Do this |
Extract the lines from the start through the line that holds "textBorderColor: '#000', textBorderWidth: 0.7", both included, omitting all images.

%%

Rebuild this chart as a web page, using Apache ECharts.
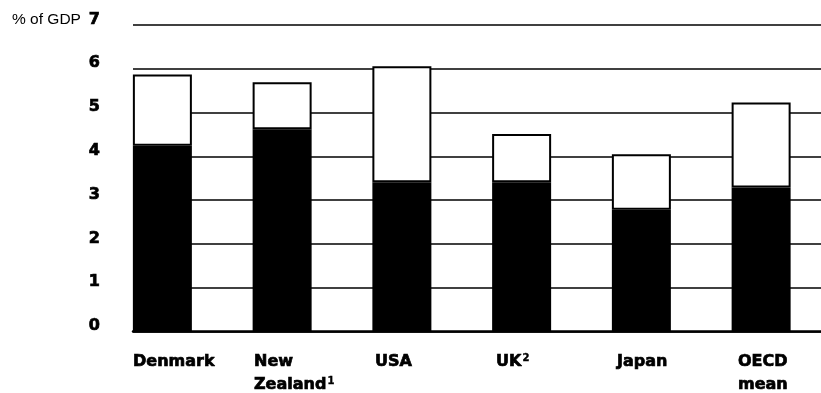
<!DOCTYPE html>
<html>
<head>
<meta charset="utf-8">
<script src="https://cdn.jsdelivr.net/npm/echarts@6/dist/echarts.min.js"></script>
<style>
  html, body { margin: 0; padding: 0; background: #fff; }
  #chart { width: 821px; height: 393px; }
</style>
</head>
<body>
<div id="chart"></div>
<script>
// Categories and footnote markers
const countries = ['Denmark', 'New\nZealand', 'USA', 'UK', 'Japan', 'OECD\nmean'];
const footnotes = ['', '1', '', '2', '', ''];

// Lower (black) segment and upper (white) segment, % of GDP
const lowerShare = [4.24, 4.62, 3.41, 3.41, 2.78, 3.29];
const upperShare = [1.63, 1.07, 2.65, 1.10, 1.27, 1.94];

// Value axis ticks
const yTicks = [0, 1, 2, 3, 4, 5, 6, 7];

const chart = echarts.init(document.getElementById('chart'), null, { renderer: 'canvas' });

const TOP = 25, HEIGHT = 306.5;
const labelFont = 'DejaVu Sans';
// heavy display weight: bold face plus a thin outline of the same colour
const heavy = { fontFamily: labelFont, fontWeight: 'bold', color: '#000', textBorderColor: '#000', textBorderWidth: 0.7 };

const option = {
  animation: false,
  backgroundColor: '#fff',
  title: {
    text: '% of GDP',
    left: 12,
    top: 12,
    padding: 0,
    textStyle: { fontFamily: 'Liberation Sans', fontWeight: 'normal', fontSize: 15.5, color: '#000' }
  },
  grid: [
    // value axis, gridlines, baseline
    { left: 133, right: 0, top: TOP, height: HEIGHT },
    // bars
    { left: 102.5, width: 726, top: TOP, height: HEIGHT },
    // category labels, left-aligned under each bar
    { left: 72.5, width: 726, top: TOP, height: HEIGHT }
  ],
  xAxis: [
    {
      gridIndex: 0, type: 'value', min: 0, max: 1,
      axisLine: { show: true, lineStyle: { color: '#000', width: 2.5 } },
      axisTick: { show: false }, axisLabel: { show: false }, splitLine: { show: false }
    },
    { gridIndex: 1, type: 'category', data: countries, show: false },
    {
      gridIndex: 2, type: 'category', data: countries,
      axisLine: { show: false }, axisTick: { show: false }, splitLine: { show: false },
      axisLabel: {
        interval: 0,
        align: 'left',
        verticalAlign: 'top',
        margin: 21,
        formatter: function (value, index) {
          const lines = value.split('\n').map(function (l) { return '{b|' + l + '}'; });
          let text = lines.join('\n');
          if (footnotes[index]) text += '{s|' + footnotes[index] + '}';
          return text;
        },
        rich: {
          b: Object.assign({}, heavy, { fontSize: 16, lineHeight: 23 }),
          s: Object.assign({}, heavy, { fontSize: 10, lineHeight: 10, textBorderWidth: 0.4, verticalAlign: 'top', padding: [3, 0, 0, 1] })
        }
      }
    }
  ],
  yAxis: [
    {
      gridIndex: 0, type: 'value',
      min: yTicks[0], max: yTicks[yTicks.length - 1], interval: 1,
      axisLine: { show: false }, axisTick: { show: false },
      axisLabel: Object.assign({}, heavy, {
        margin: 33,
        verticalAlign: 'bottom',
        lineHeight: 11,
        fontSize: 16
      }),
      splitLine: { show: true, lineStyle: { color: '#000', width: 1.5 } }
    },
    { gridIndex: 1, type: 'value', min: yTicks[0], max: yTicks[yTicks.length - 1], show: false },
    { gridIndex: 2, type: 'value', min: yTicks[0], max: yTicks[yTicks.length - 1], show: false }
  ],
  series: [
    {
      type: 'bar', xAxisIndex: 1, yAxisIndex: 1, stack: 'total',
      barWidth: 59,
      data: lowerShare,
      itemStyle: { color: '#000' }
    },
    {
      type: 'bar', xAxisIndex: 1, yAxisIndex: 1, stack: 'total',
      barWidth: 59,
      data: upperShare,
      itemStyle: { color: '#fff', borderColor: '#000', borderWidth: 2 }
    }
  ]
};

chart.setOption(option);
</script>
</body>
</html>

%%

Solution below |
Rebuild this chart as a web page, using Apache ECharts.
<!DOCTYPE html>
<html>
<head>
<meta charset="utf-8">
<script src="https://cdn.jsdelivr.net/npm/echarts@6/dist/echarts.min.js"></script>
<style>
  html, body { margin: 0; padding: 0; background: #fff; }
  #chart { width: 821px; height: 393px; }
</style>
</head>
<body>
<div id="chart"></div>
<script>
// Categories and footnote markers
const countries = ['Denmark', 'New\nZealand', 'USA', 'UK', 'Japan', 'OECD\nmean'];
const footnotes = ['', '1', '', '2', '', ''];

// Lower (black) segment and upper (white) segment, % of GDP
const lowerShare = [4.24, 4.62, 3.41, 3.41, 2.78, 3.29];
const upperShare = [1.63, 1.07, 2.65, 1.10, 1.27, 1.94];

// Value axis ticks
const yTicks = [0, 1, 2, 3, 4, 5, 6, 7];

const chart = echarts.init(document.getElementById('chart'), null, { renderer: 'canvas' });

const TOP = 25, HEIGHT = 306.5;
const labelFont = 'DejaVu Sans';
// heavy display weight: bold face plus a thin outline of the same colour
const heavy = { fontFamily: labelFont, fontWeight: 'bold', color: '#000', textBorderColor: '#000', textBorderWidth: 0.7 };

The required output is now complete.